__Task to carry out__
Output the full listing below exactly, without the pictures.

##### Data lines

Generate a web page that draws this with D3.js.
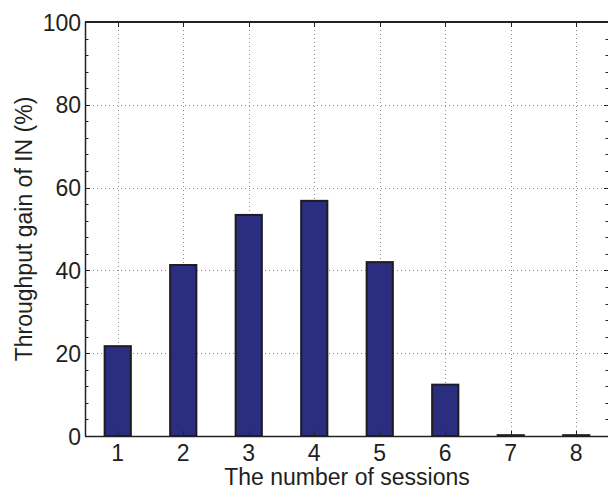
<!DOCTYPE html>
<html>
<head>
<meta charset="utf-8">
<script src="https://cdn.jsdelivr.net/npm/d3@7/dist/d3.min.js"></script>
<style>
  html, body { margin: 0; padding: 0; background: #fff; }
  svg { display: block; }
  text { font-family: "Liberation Sans", Arial, Helvetica, sans-serif; fill: #231f20; }
</style>
</head>
<body>
<svg id="chart" width="608" height="489"></svg>
<script>
// Throughput gain of IN by number of sessions
const sessions = [1, 2, 3, 4, 5, 6, 7, 8];
const gainPercent = [21.7, 41.3, 53.4, 56.8, 42.0, 12.4, 0.2, 0.2];
const yTicks = [0, 20, 40, 60, 80, 100];
const yMinorTicks = d3.range(0, 101, 4);

const svg = d3.select("#chart");
const plotLeft = 85, plotRight = 609, plotTop = 22, plotBottom = 436;
const fontSize = 23;

const x = d3.scaleLinear().domain([0.5, 8.5]).range([plotLeft, plotRight]);
const y = d3.scaleLinear().domain([0, 100]).range([plotBottom, plotTop]);
const barW = (x(2) - x(1)) * 0.4;

// dotted grid
const grid = svg.append("g").attr("stroke", "#8a8a8a").attr("stroke-width", 1)
  .attr("stroke-dasharray", "1,3");
grid.selectAll(".gx").data(sessions).join("line")
  .attr("x1", d => Math.round(x(d)) + 0.5).attr("x2", d => Math.round(x(d)) + 0.5)
  .attr("y1", plotTop).attr("y2", plotBottom);
grid.selectAll(".gy").data(yTicks.filter(v => v > 0 && v < 100)).join("line")
  .attr("x1", plotLeft).attr("x2", plotRight)
  .attr("y1", d => Math.round(y(d)) + 0.5).attr("y2", d => Math.round(y(d)) + 0.5);

// bars
svg.append("g").selectAll("rect").data(sessions).join("rect")
  .attr("x", d => x(d) - barW / 2)
  .attr("y", (d, i) => y(gainPercent[i]))
  .attr("width", barW)
  .attr("height", (d, i) => y(0) - y(gainPercent[i]))
  .attr("fill", "#2b2d7e")
  .attr("stroke", "#1c1c22")
  .attr("stroke-width", 2);

// axes box
const ax = svg.append("g").attr("stroke", "#222").attr("fill", "none");
ax.append("line").attr("x1", plotLeft).attr("x2", plotRight).attr("y1", plotBottom + 0.5).attr("y2", plotBottom + 0.5).attr("stroke-width", 1.5);
ax.append("line").attr("x1", plotLeft).attr("x2", plotRight).attr("y1", plotTop).attr("y2", plotTop).attr("stroke-width", 2);
ax.append("line").attr("x1", plotLeft + 0.5).attr("x2", plotLeft + 0.5).attr("y1", plotTop).attr("y2", plotBottom).attr("stroke-width", 1.5);
ax.append("line").attr("x1", plotRight).attr("x2", plotRight).attr("y1", plotTop).attr("y2", plotBottom).attr("stroke-width", 1.5);

// tick marks
ax.selectAll(".tb").data(sessions).join("line")
  .attr("x1", d => Math.round(x(d)) + 0.5).attr("x2", d => Math.round(x(d)) + 0.5)
  .attr("y1", plotBottom).attr("y2", plotBottom - 5);
ax.selectAll(".tt").data(sessions).join("line")
  .attr("x1", d => Math.round(x(d)) + 0.5).attr("x2", d => Math.round(x(d)) + 0.5)
  .attr("y1", plotTop).attr("y2", plotTop + 5);
ax.selectAll(".tl").data(yMinorTicks).join("line")
  .attr("x1", plotLeft).attr("x2", d => plotLeft + (d % 20 === 0 ? 5 : 3.5))
  .attr("y1", d => Math.round(y(d)) + 0.5).attr("y2", d => Math.round(y(d)) + 0.5);
ax.selectAll(".tr").data(yMinorTicks).join("line")
  .attr("x1", plotRight).attr("x2", d => plotRight - (d % 20 === 0 ? 5 : 3.5))
  .attr("y1", d => Math.round(y(d)) + 0.5).attr("y2", d => Math.round(y(d)) + 0.5);

// tick labels
svg.append("g").selectAll("text").data(sessions).join("text")
  .attr("x", d => x(d)).attr("y", 461)
  .attr("text-anchor", "middle").attr("font-size", fontSize)
  .text(d => d);
svg.append("g").selectAll("text").data(yTicks).join("text")
  .attr("x", 81).attr("y", d => y(d) + 8.5)
  .attr("text-anchor", "end").attr("font-size", fontSize)
  .text(d => d);

// axis titles
svg.append("text").attr("x", 347).attr("y", 485)
  .attr("text-anchor", "middle").attr("font-size", fontSize)
  .text("The number of sessions");
svg.append("text")
  .attr("transform", `translate(32,${y(50)}) rotate(-90)`)
  .attr("text-anchor", "middle").attr("font-size", fontSize)
  .text("Throughput gain of IN (%)");
</script>
</body>
</html>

##########

__Answer in full__
Generate a web page that draws this with D3.js.
<!DOCTYPE html>
<html>
<head>
<meta charset="utf-8">
<script src="https://cdn.jsdelivr.net/npm/d3@7/dist/d3.min.js"></script>
<style>
  html, body { margin: 0; padding: 0; background: #fff; }
  svg { display: block; }
  text { font-family: "Liberation Sans", Arial, Helvetica, sans-serif; fill: #231f20; }
</style>
</head>
<body>
<svg id="chart" width="608" height="489"></svg>
<script>
// Throughput gain of IN by number of sessions
const sessions = [1, 2, 3, 4, 5, 6, 7, 8];
const gainPercent = [21.7, 41.3, 53.4, 56.8, 42.0, 12.4, 0.2, 0.2];
const yTicks = [0, 20, 40, 60, 80, 100];
const yMinorTicks = d3.range(0, 101, 4);

const svg = d3.select("#chart");
const plotLeft = 85, plotRight = 609, plotTop = 22, plotBottom = 436;
const fontSize = 23;

const x = d3.scaleLinear().domain([0.5, 8.5]).range([plotLeft, plotRight]);
const y = d3.scaleLinear().domain([0, 100]).range([plotBottom, plotTop]);
const barW = (x(2) - x(1)) * 0.4;

// dotted grid
const grid = svg.append("g").attr("stroke", "#8a8a8a").attr("stroke-width", 1)
  .attr("stroke-dasharray", "1,3");
grid.selectAll(".gx").data(sessions).join("line")
  .attr("x1", d => Math.round(x(d)) + 0.5).attr("x2", d => Math.round(x(d)) + 0.5)
  .attr("y1", plotTop).attr("y2", plotBottom);
grid.selectAll(".gy").data(yTicks.filter(v => v > 0 && v < 100)).join("line")
  .attr("x1", plotLeft).attr("x2", plotRight)
  .attr("y1", d => Math.round(y(d)) + 0.5).attr("y2", d => Math.round(y(d)) + 0.5);

// bars
svg.append("g").selectAll("rect").data(sessions).join("rect")
  .attr("x", d => x(d) - barW / 2)
  .attr("y", (d, i) => y(gainPercent[i]))
  .attr("width", barW)
  .attr("height", (d, i) => y(0) - y(gainPercent[i]))
  .attr("fill", "#2b2d7e")
  .attr("stroke", "#1c1c22")
  .attr("stroke-width", 2);

// axes box
const ax = svg.append("g").attr("stroke", "#222").attr("fill", "none");
ax.append("line").attr("x1", plotLeft).attr("x2", plotRight).attr("y1", plotBottom + 0.5).attr("y2", plotBottom + 0.5).attr("stroke-width", 1.5);
ax.append("line").attr("x1", plotLeft).attr("x2", plotRight).attr("y1", plotTop).attr("y2", plotTop).attr("stroke-width", 2);
ax.append("line").attr("x1", plotLeft + 0.5).attr("x2", plotLeft + 0.5).attr("y1", plotTop).attr("y2", plotBottom).attr("stroke-width", 1.5);
ax.append("line").attr("x1", plotRight).attr("x2", plotRight).attr("y1", plotTop).attr("y2", plotBottom).attr("stroke-width", 1.5);

// tick marks
ax.selectAll(".tb").data(sessions).join("line")
  .attr("x1", d => Math.round(x(d)) + 0.5).attr("x2", d => Math.round(x(d)) + 0.5)
  .attr("y1", plotBottom).attr("y2", plotBottom - 5);
ax.selectAll(".tt").data(sessions).join("line")
  .attr("x1", d => Math.round(x(d)) + 0.5).attr("x2", d => Math.round(x(d)) + 0.5)
  .attr("y1", plotTop).attr("y2", plotTop + 5);
ax.selectAll(".tl").data(yMinorTicks).join("line")
  .attr("x1", plotLeft).attr("x2", d => plotLeft + (d % 20 === 0 ? 5 : 3.5))
  .attr("y1", d => Math.round(y(d)) + 0.5).attr("y2", d => Math.round(y(d)) + 0.5);
ax.selectAll(".tr").data(yMinorTicks).join("line")
  .attr("x1", plotRight).attr("x2", d => plotRight - (d % 20 === 0 ? 5 : 3.5))
  .attr("y1", d => Math.round(y(d)) + 0.5).attr("y2", d => Math.round(y(d)) + 0.5);

// tick labels
svg.append("g").selectAll("text").data(sessions).join("text")
  .attr("x", d => x(d)).attr("y", 461)
  .attr("text-anchor", "middle").attr("font-size", fontSize)
  .text(d => d);
svg.append("g").selectAll("text").data(yTicks).join("text")
  .attr("x", 81).attr("y", d => y(d) + 8.5)
  .attr("text-anchor", "end").attr("font-size", fontSize)
  .text(d => d);

// axis titles
svg.append("text").attr("x", 347).attr("y", 485)
  .attr("text-anchor", "middle").attr("font-size", fontSize)
  .text("The number of sessions");
svg.append("text")
  .attr("transform", `translate(32,${y(50)}) rotate(-90)`)
  .attr("text-anchor", "middle").attr("font-size", fontSize)
  .text("Throughput gain of IN (%)");
</script>
</body>
</html>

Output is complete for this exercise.